Como eu ia dizendo, até parece que é proibido realizar alguns tipos de sonhos aqui. Ou, talvez, não se possa nem sonhar. É preciso fazer Advocacia ou Contabilidade, pois são os únicos cursos que possibilitam ao formando aspirar a um emprego na região. Ainda que seja trabalhando como balconista. Aquele vendedor de jornais ali gastou quatro anos num curso de Letras.
No entanto, eu não sei se o que falta à minha terra são bons cursos, bons empregos ou as duas coisas ao mesmo tempo; o que eu sei... — “Aqui está, obrigado!” — o que eu sei é que, aqui, pouco se põe em prática o que se aprende nas escolas.

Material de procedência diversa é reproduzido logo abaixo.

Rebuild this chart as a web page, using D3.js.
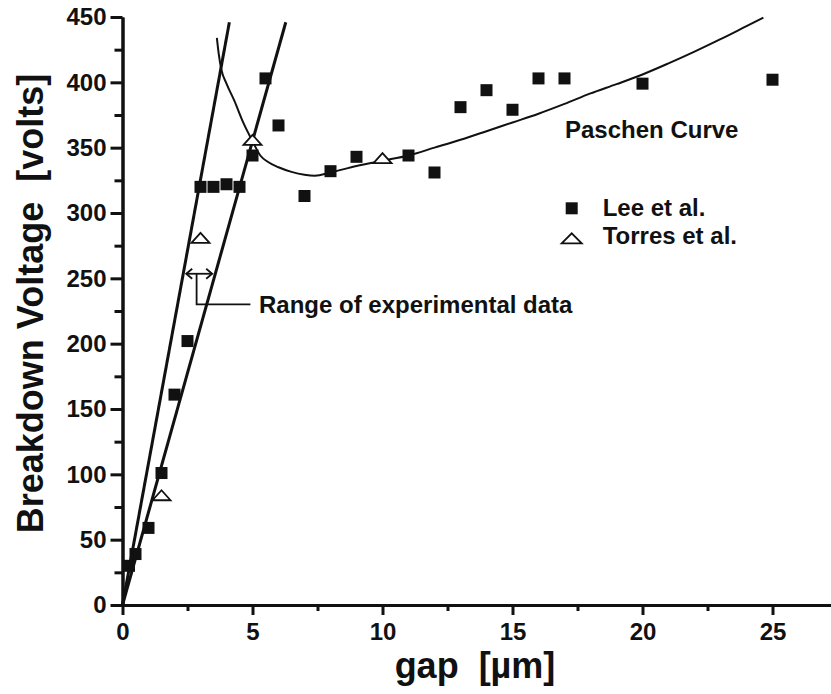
<!DOCTYPE html>
<html>
<head>
<meta charset="utf-8">
<script src="https://cdn.jsdelivr.net/npm/d3@7"></script>
<style>
  body { margin: 0; background: #fff; }
  text { font-family: "Liberation Sans", Arial, sans-serif; font-weight: bold; fill: #111; }
</style>
</head>
<body>
<div id="chart"></div>
<script>
// Lee et al. (filled squares)
const leeGap = [0.25, 0.5, 1, 1.5, 2, 2.5, 3, 3.5, 4, 4.5, 5, 5.5, 6, 7, 8, 9, 11, 12, 13, 14, 15, 16, 17, 20, 25];
const leeV   = [30, 39, 59, 101, 161, 202, 320, 320, 322, 320, 344, 403, 367, 313, 332, 343, 344, 331, 381, 394, 379, 403, 403, 399, 402];
// Torres et al. (open triangles)
const torresGap = [1.5, 3, 5, 10];
const torresV   = [84, 281, 356, 342];
// Paschen curve
const paschenGap = [3.63, 3.7, 3.8, 4.0, 4.3, 4.65, 5.0, 5.3, 5.6, 6.0, 6.5, 7.0, 7.4, 8, 9, 10, 11, 12, 13, 14, 15, 16, 17, 18, 19, 20, 21, 22, 23, 24, 24.65];
const paschenV   = [434, 422, 410, 399, 386, 369, 355, 344, 339, 335, 331.5, 329.3, 328.6, 331, 336, 340, 344, 350, 356, 362.6, 369.3, 376, 383.5, 391.5, 398.6, 406, 414.5, 423.5, 433, 443, 449.5];
// two straight lines through the origin (range of experimental data)
const lineAGap = [0, 4.11], lineAV = [0, 446];
const lineBGap = [0, 6.28], lineBV = [0, 446];
// ticks
const xMajor = [0, 5, 10, 15, 20, 25];
const xMinor = [2.5, 7.5, 12.5, 17.5, 22.5];
const yMajor = [0, 50, 100, 150, 200, 250, 300, 350, 400, 450];
const yMinor = [25, 75, 125, 175, 225, 275, 325, 375, 425];

const W = 831, H = 694;
const svg = d3.select('#chart').append('svg').attr('width', W).attr('height', H);

const x = d3.scaleLinear().domain([0, 27.3]).range([122.5, 832.3]);
const y = d3.scaleLinear().domain([0, 450]).range([605, 17]);

// axes
function styleAxis(g) {
	g.selectAll('path.domain').attr('stroke', '#111').attr('stroke-width', 3);
	g.selectAll('.tick line').attr('stroke', '#111').attr('stroke-width', 3);
	g.selectAll('.tick text').style('font-size', '24px').attr('fill', '#111')
		.style('font-family', '"Liberation Sans", Arial, sans-serif').style('font-weight', 'bold');
}
svg.append('g').attr('transform', 'translate(0,605)')
	.call(d3.axisBottom(x).tickValues(xMinor).tickSize(6).tickSizeOuter(0).tickFormat(''))
	.call(styleAxis);
svg.append('g').attr('transform', 'translate(0,605)')
	.call(d3.axisBottom(x).tickValues(xMajor).tickSize(10).tickSizeOuter(0).tickPadding(8))
	.call(styleAxis);
svg.append('g').attr('transform', 'translate(122.5,0)')
	.call(d3.axisLeft(y).tickValues(yMinor).tickSize(8).tickSizeOuter(0).tickFormat(''))
	.call(styleAxis);
svg.append('g').attr('transform', 'translate(122.5,0)')
	.call(d3.axisLeft(y).tickValues(yMajor).tickSize(12).tickSizeOuter(0).tickPadding(4))
	.call(styleAxis);

// axis titles
svg.append('text').attr('x', 475).attr('y', 678).attr('text-anchor', 'middle')
	.style('font-size', '36px').style('white-space', 'pre').text('gap  [µm]');
svg.append('text').attr('transform', 'translate(42.7,303.5) rotate(-90)').attr('text-anchor', 'middle')
	.style('font-size', '36px').style('white-space', 'pre').text('Breakdown Voltage  [volts]');

const line = d3.line().x(d => x(d[0])).y(d => y(d[1]));
const plot = svg.append('g');

// straight lines
[[lineAGap, lineAV], [lineBGap, lineBV]].forEach(function (l) {
	plot.append('path').datum(d3.zip(l[0], l[1])).attr('d', line)
		.attr('fill', 'none').attr('stroke', '#111').attr('stroke-width', 3);
});

// Paschen curve
plot.append('path').datum(d3.zip(paschenGap, paschenV))
	.attr('d', d3.line().x(d => x(d[0])).y(d => y(d[1])).curve(d3.curveMonotoneX))
	.attr('fill', 'none').attr('stroke', '#111').attr('stroke-width', 2);

// Lee squares
const sq = 12;
plot.selectAll('rect.lee').data(d3.zip(leeGap, leeV)).enter().append('rect')
	.attr('class', 'lee')
	.attr('x', d => x(d[0]) - sq / 2).attr('y', d => y(d[1]) - sq / 2)
	.attr('width', sq).attr('height', sq).attr('fill', '#111');

// Torres triangles
const tri = 'M-9,5 L9,5 L0,-5 Z';
plot.selectAll('path.torres').data(d3.zip(torresGap, torresV)).enter().append('path')
	.attr('class', 'torres')
	.attr('transform', d => `translate(${x(d[0])},${y(d[1])})`)
	.attr('d', tri).attr('fill', '#fff').attr('stroke', '#111').attr('stroke-width', 1.8);

// range annotation: double arrow + leader
const arrV = 253.5, arrGap = [2.45, 3.45];
const ann = svg.append('g').attr('stroke', '#111').attr('fill', 'none').attr('stroke-width', 1.8);
const ax1 = x(arrGap[0]), ax2 = x(arrGap[1]), ay = y(arrV);
ann.append('line').attr('x1', ax1).attr('x2', ax2).attr('y1', ay).attr('y2', ay);
ann.append('path').attr('d', `M${ax1 + 6},${ay - 5} L${ax1},${ay} L${ax1 + 6},${ay + 5}`);
ann.append('path').attr('d', `M${ax2 - 6},${ay - 5} L${ax2},${ay} L${ax2 - 6},${ay + 5}`);
ann.append('path').attr('d', `M${x(2.85)},${ay} L${x(2.85)},${y(230)} L${x(4.92)},${y(230)}`);
svg.append('text').attr('x', x(5.25)).attr('y', 313).style('font-size', '24px').text('Range of experimental data');

// labels
svg.append('text').attr('x', 565).attr('y', 138).style('font-size', '24px').text('Paschen Curve');

// legend
const legend = svg.append('g');
legend.append('rect').attr('x', 571.7 - 6).attr('y', 208.3 - 6).attr('width', 12).attr('height', 12).attr('fill', '#111');
legend.append('text').attr('x', 602.7).attr('y', 216).style('font-size', '24px').text('Lee et al.');
legend.append('path').attr('transform', 'translate(571.7,238.3)').attr('d', 'M-10,5 L10,5 L0,-5 Z')
	.attr('fill', '#fff').attr('stroke', '#111').attr('stroke-width', 1.8);
legend.append('text').attr('x', 602.7).attr('y', 244.3).style('font-size', '24px').text('Torres et al.');
</script>
</body>
</html>
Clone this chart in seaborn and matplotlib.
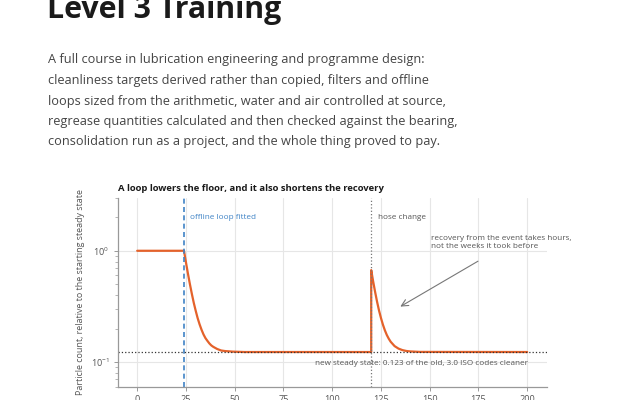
import numpy as np
import pandas as pd
import matplotlib
matplotlib.use("Agg")
import matplotlib.pyplot as plt
import seaborn as sns

# donnees (temps en heures, concentration relative)
temps = [0, 24, 25, 26, 27, 28, 29, 30, 31, 32, 33, 34, 35, 36, 37, 38, 39, 41, 43, 45, 49, 55,
         120, 120, 121, 122, 123, 124, 125, 126, 127, 128, 129, 130, 132, 134, 136, 138, 140, 145, 200]
particules = [1.0, 1.0, 0.787, 0.626, 0.504, 0.412, 0.341, 0.289, 0.248, 0.218, 0.195, 0.177, 0.164,
              0.155, 0.147, 0.141, 0.137, 0.131, 0.127, 0.1255, 0.124, 0.123,
              0.123, 0.670, 0.531, 0.427, 0.349, 0.291, 0.249, 0.217, 0.193, 0.175, 0.162, 0.152,
              0.139, 0.132, 0.128, 0.1257, 0.1245, 0.1233, 0.123]
t_boucle = 24
t_flexible = 120
plancher = 0.123
x_ticks = [0, 25, 50, 75, 100, 125, 150, 175, 200]

titre = "Level 3 Training"
paragraphe = [
    "A full course in lubrication engineering and programme design:",
    "cleanliness targets derived rather than copied, filters and offline",
    "loops sized from the arithmetic, water and air controlled at source,",
    "regrease quantities calculated and then checked against the bearing,",
    "consolidation run as a project, and the whole thing proved to pay.",
]

df = pd.DataFrame({"t": temps, "c": particules})

sns.set_theme(style="whitegrid")
plt.rcParams["font.family"] = ["Open Sans", "DejaVu Sans"]
plt.rcParams["mathtext.fontset"] = "custom"
plt.rcParams["mathtext.rm"] = "Open Sans"
plt.rcParams["mathtext.it"] = "Open Sans"

orange = "#e4622b"
bleu = "#3f83c6"
gris = "#555555"

fig = plt.figure(figsize=(6.4, 4), dpi=100)
fig.patch.set_facecolor("white")

# titre et texte
fig.text(47 / 640, 1 - 18 / 400, titre, fontsize=21.8, fontweight="bold", color="#1a1a1a",
         va="baseline", ha="left")
for i, ligne in enumerate(paragraphe):
    fig.text(48 / 640, 1 - (63.5 + i * 20.5) / 400, ligne, fontsize=9.2, color="#444444",
             va="baseline", ha="left")

ax = fig.add_axes([117.7 / 640, 1 - 386.7 / 400, 429 / 640, 189 / 400])
sns.lineplot(data=df, x="t", y="c", ax=ax, color=orange, linewidth=1.6,
             estimator=None, sort=False)
ax.set_yscale("log")
ax.set_xlim(-10, 210)
ax.set_ylim(0.06, 3.0)
ax.set_xticks(x_ticks)

ax.axvline(t_boucle, color=bleu, linestyle=(0, (3, 2)), linewidth=1.2)
ax.axvline(t_flexible, color="#777777", linestyle=":", linewidth=0.9)
ax.axhline(plancher, color="#333333", linestyle=":", linewidth=0.9)

ax.text(27, 2.0, "offline loop fitted", color=bleu, fontsize=5.9, va="center", ha="left")
ax.text(123.4, 2.0, "hose change", color=gris, fontsize=5.9, va="center", ha="left")
ax.text(150.7, 1.4, "recovery from the event takes hours,\nnot the weeks it took before",
        color=gris, fontsize=5.9, va="top", ha="left", linespacing=1.2)
ax.annotate("", xy=(133.7, 0.306), xytext=(176, 0.83),
            arrowprops=dict(arrowstyle="->", color="#777777", lw=0.8))
ax.text(200.6, 0.0968, "new steady state: 0.123 of the old, 3.0 ISO codes cleaner",
        color=gris, fontsize=5.9, va="center", ha="right")

ax.set_title("A loop lowers the floor, and it also shortens the recovery", loc="left",
             fontsize=6.8, fontweight="bold", color="#1a1a1a", pad=5)
ax.set_xlabel("")
ax.set_ylabel("Particle count, relative to the starting steady state", fontsize=6.4,
              color=gris, labelpad=4)

ax.set_facecolor("white")
ax.grid(True, which="major", color="#e6e6e6", linewidth=0.8)
ax.grid(False, which="minor")
for s in ["top", "right"]:
    ax.spines[s].set_visible(False)
for s in ["left", "bottom"]:
    ax.spines[s].set_color("#999999")
    ax.spines[s].set_linewidth(0.9)
ax.tick_params(axis="both", which="major", labelsize=6.6, labelcolor=gris, colors="#999999",
               length=3, width=0.7, left=True, bottom=True, pad=3)
ax.tick_params(axis="y", which="minor", left=True, length=2, width=0.5, colors="#999999")

fig.savefig("out.png", dpi=100)
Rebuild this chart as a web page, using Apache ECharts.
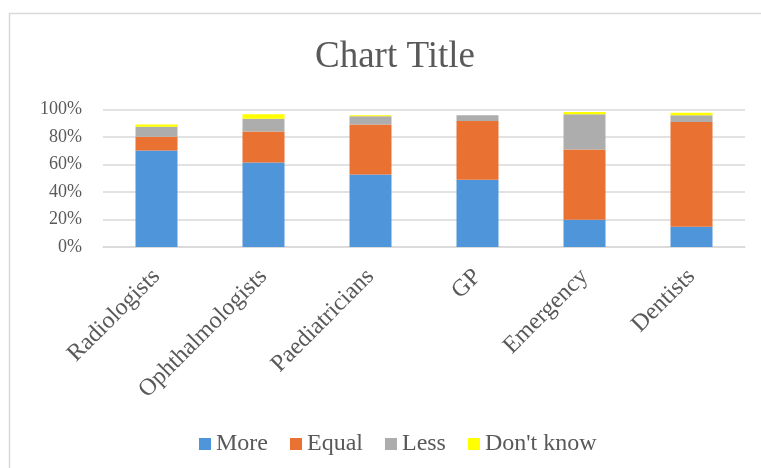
<!DOCTYPE html>
<html><head><meta charset="utf-8">
<script src="https://cdn.jsdelivr.net/npm/echarts@6/dist/echarts.min.js"></script>
<style>html,body{margin:0;padding:0;background:#fff}#c{width:761px;height:468px}</style>
</head><body><div id="c"></div>
<script>
var categories = ['Radiologists','Ophthalmologists','Paediatricians','GP','Emergency','Dentists'];
var more     = [0.701, 0.614, 0.527, 0.490, 0.199, 0.148];
var equal    = [0.100, 0.226, 0.364, 0.427, 0.510, 0.762];
var less     = [0.073, 0.092, 0.060, 0.041, 0.257, 0.049];
var dontKnow = [0.017, 0.034, 0.008, 0.000, 0.015, 0.017];
var yTicks = [0, 0.2, 0.4, 0.6, 0.8, 1.0];

var font = '"Liberation Serif","Times New Roman",serif';
var txt = '#595959';
var chart = echarts.init(document.getElementById('c'));
function s(name, data, color){
  return {name:name, type:'bar', stack:'all', data:data, barWidth:42,
    itemStyle:{color:color}, emphasis:{disabled:true}};
}
chart.setOption({
  animation:false,
  graphic:[{type:'rect', shape:{x:9.5,y:13.5,width:800,height:500},
    style:{fill:'none', stroke:'#d9d9d9', lineWidth:1.5}, silent:true}],
  title:{text:'Chart Title', left:390, textAlign:'center', top:34,
    textStyle:{fontFamily:font, fontSize:37, fontWeight:'normal', color:txt}},
  grid:{left:103, right:16, top:109.5, bottom:221, containLabel:false},
  legend:{top:427, left:194, itemWidth:12, itemHeight:12, itemGap:22,
    icon:'rect', textStyle:{fontFamily:font, fontSize:24, color:txt},
    data:['More','Equal','Less',"Don't know"]},
  xAxis:{type:'category', data:categories,
    axisLine:{lineStyle:{color:'#d9d9d9', width:1.5}}, axisTick:{show:false},
    axisLabel:{rotate:45, fontFamily:font, fontSize:24, color:txt, margin:26, interval:0}},
  yAxis:{type:'value', min:0, max:1, interval:0.2,
    axisLine:{show:false}, axisTick:{show:false},
    splitLine:{lineStyle:{color:'#d9d9d9', width:1.5}},
    axisLabel:{fontFamily:font, fontSize:18, color:txt, margin:21,
      formatter:function(v){return Math.round(v*100)+'%';}}},
  series:[
    s('More', more, '#4E95D9'),
    s('Equal', equal, '#E97132'),
    s('Less', less, '#ADADAD'),
    s("Don't know", dontKnow, '#FFFF00')
  ]
});
</script></body></html>
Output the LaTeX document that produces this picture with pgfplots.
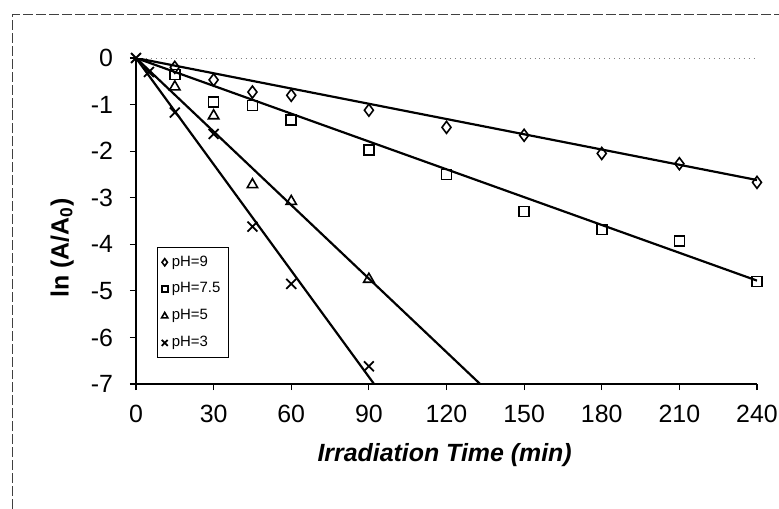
\documentclass[border=0pt]{standalone}
\usepackage{fontspec}
\setmainfont{Liberation Sans}
\usepackage{pgfplots}
\pgfplotsset{compat=1.18}
\begin{document}
\begin{tikzpicture}
\useasboundingbox (-68bp,-62.5bp) rectangle (321.5bp,192bp);
\draw[black!75, line width=0.5pt, dash pattern=on 5pt off 1.5pt] (-62bp,-62.5bp) -- (-62bp,184.5bp) -- (321.5bp,184.5bp);
\begin{axis}[
  at={(0,0)}, anchor=south west, scale only axis,
  width=310.5bp, height=163bp,
  xmin=0, xmax=240, ymin=-7, ymax=0,
  axis x line*=bottom, axis y line*=left,
  axis line style={-, line width=1pt},
  xtick={0,30,...,240}, ytick={-7,-6,...,0},
  tick align=outside, major tick length=3bp,
  tick style={black, line width=0.6pt},
  ticklabel style={font=\fontsize{12.5}{14}\selectfont},
  /pgf/number format/assume math mode=true,
  xticklabel style={yshift=-4bp},
  yticklabel style={xshift=-5bp},
  xlabel={\bfseries\itshape Irradiation Time (min)},
  ylabel={\bfseries ln (A/A\textsubscript{0})},
  xlabel style={at={(axis description cs:0.497,-0.218)}, anchor=center, font=\fontsize{12.5}{14}\selectfont},
  ylabel style={at={(axis description cs:-0.119,0.417)}, anchor=center, font=\fontsize{12.5}{14}\selectfont},
  legend style={at={(axis description cs:0.034,0.42)}, anchor=north west,
    font=\fontsize{7.5}{9}\selectfont, draw=black, line width=0.5pt,
    row sep=2.8bp, inner sep=2bp, legend cell align=left},
  legend image post style={scale=0.6},
  clip=true,
]
\draw[black!50, dotted, line width=0.5pt] (axis cs:0,0) -- (axis cs:240,0);

\addplot[only marks, mark=diamond, mark size=3bp, mark options={black, line width=0.8pt, fill=white}] coordinates {
(15,-0.2) (30,-0.47) (45,-0.73) (60,-0.8) (90,-1.12) (120,-1.49) (150,-1.66) (180,-2.05) (210,-2.27) (240,-2.67)};
\addlegendentry{pH=9}
\addplot[only marks, mark=square, mark size=2.5bp, mark options={black, line width=0.8pt, fill=white}] coordinates {
(15,-0.35) (30,-0.95) (45,-1.02) (60,-1.33) (90,-1.97) (120,-2.5) (150,-3.3) (180,-3.68) (210,-3.93) (240,-4.8)};
\addlegendentry{pH=7.5}
\addplot[only marks, mark=triangle, mark size=3bp, mark options={black, line width=0.8pt, fill=white}] coordinates {
(15,-0.62) (30,-1.24) (45,-2.72) (60,-3.08) (90,-4.75)};
\addlegendentry{pH=5}
\addplot[only marks, mark=x, mark size=3.5bp, mark options={black, line width=0.9pt}] coordinates {
(0,0) (5,-0.3) (15,-1.17) (30,-1.63) (45,-3.62) (60,-4.85) (90,-6.62)};
\addlegendentry{pH=3}

\addplot[black, line width=1.1pt, forget plot] coordinates {(0,0) (240,-2.62)};
\addplot[black, line width=1.1pt, forget plot] coordinates {(0,0) (240,-4.78)};
\addplot[black, line width=1.1pt, forget plot] coordinates {(0,0) (133,-7)};
\addplot[black, line width=1.1pt, forget plot] coordinates {(0,0) (92,-7)};
\end{axis}
\end{tikzpicture}
\end{document}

Meus anos foram exaustivamente contados, até chegar aquele pedaço de vida, que muitos chamam de diploma ou canudo de papel. E ele, o canudo, teve de ficar camuflado nas prateleiras de uma estante ou no pó amarelecido das gavetas de um armário. “Um de abacaxi?”
Mas, um dia, as coisas vão mudar por aqui. Nossas autoridades hão de se lembrar desta cidade, onde nasceram grandes artistas... — “Aqui está: um de coalhada. Obrigado!” — e a paz reinará em nossos corações. Agora, porém, não posso mais continuar com este papo. Sou um contador bastante ocupado. “Olhaêêê o picolé!...”
Texto publicado pelo autor, em 2012, no livro “A felicidade se faz de coisas possíveis”, pp. 48-49.